As for the scheduling and logistics — bye weeks don’t always line up with Thursday night football matchups, which often forces athletes to play two full games within four days of each other, giving them nowhere near enough recovery time, and thus diluting the product. Although I understand that scheduling is more complicated than I’m about to make it sound, lining up bye weeks to be before Thursday night games could raise the quality of Thursday Night Football and allow the athletes to regain their health, and could be a more realistic possibility with two byes throughout a 19-week season.
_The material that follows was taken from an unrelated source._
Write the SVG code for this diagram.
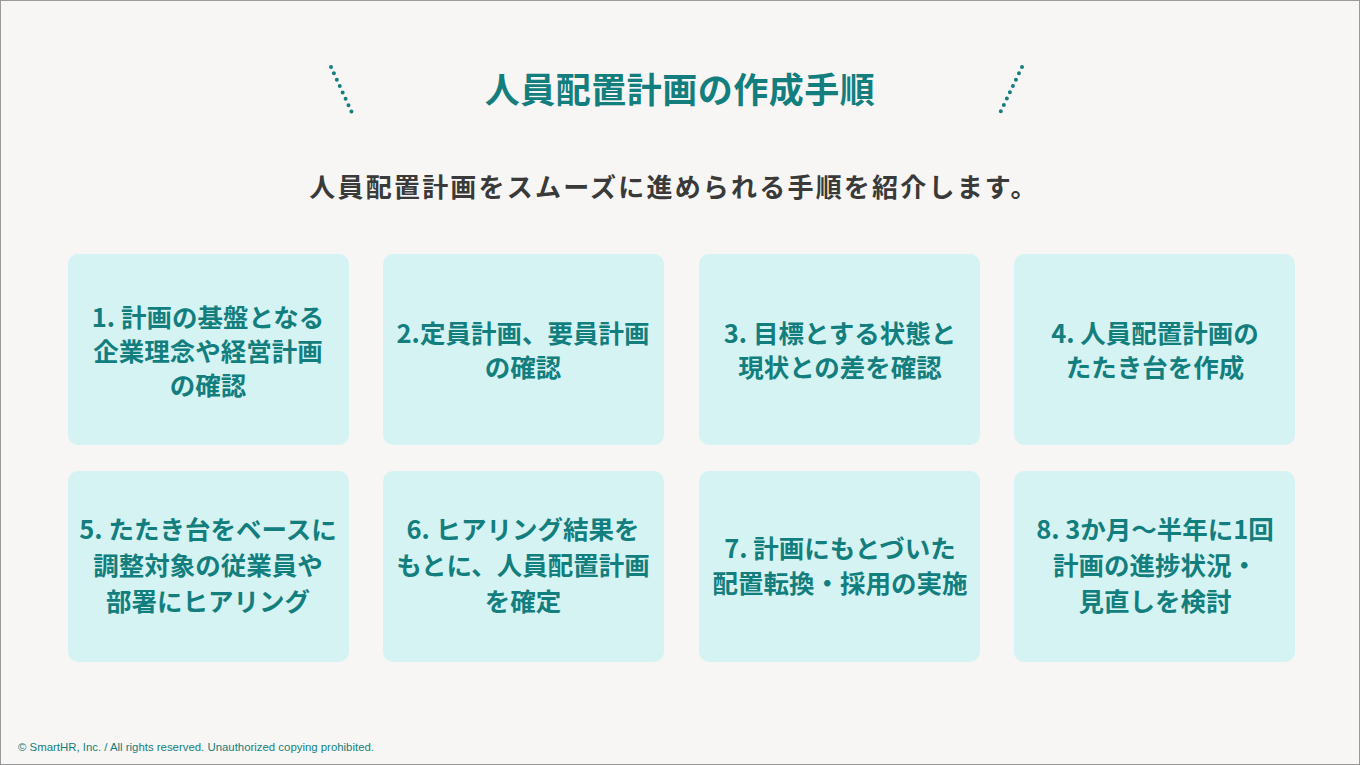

Adding an extra week to the season would also give the fans a huge win by placing Super Bowl Sunday on Presidents’ Day weekend. As Americans have been wishing and praying and advocating for years for the Monday after the Super Bowl to be a national holiday, we’d get a built-in long weekend with the regular season extended by one week.

However, the current collective bargaining agreement is in place until 2030, so Kittle and other supporters of the double-bye might have to find alternate pathways to negotiating that extra time off.


The league did move to a two-bye schedule in 1993, which then-commish Paul Tagliabue said would “allow for greater scheduling flexibility, ease the player injury factor and reduce team travel burdens.” That all sounds like it would still be pretty relevant to today — but unfortunately, the extra byes in 1993 were a disaster. With a 28-team league at the time, TV ratings dropped and bye scheduling was a mess, as entire divisions would take the same weekend off. While it would likely be a positive development for players’ safety and health, it would have to be meticulously scheduled out by the league as a whole rather than within divisions.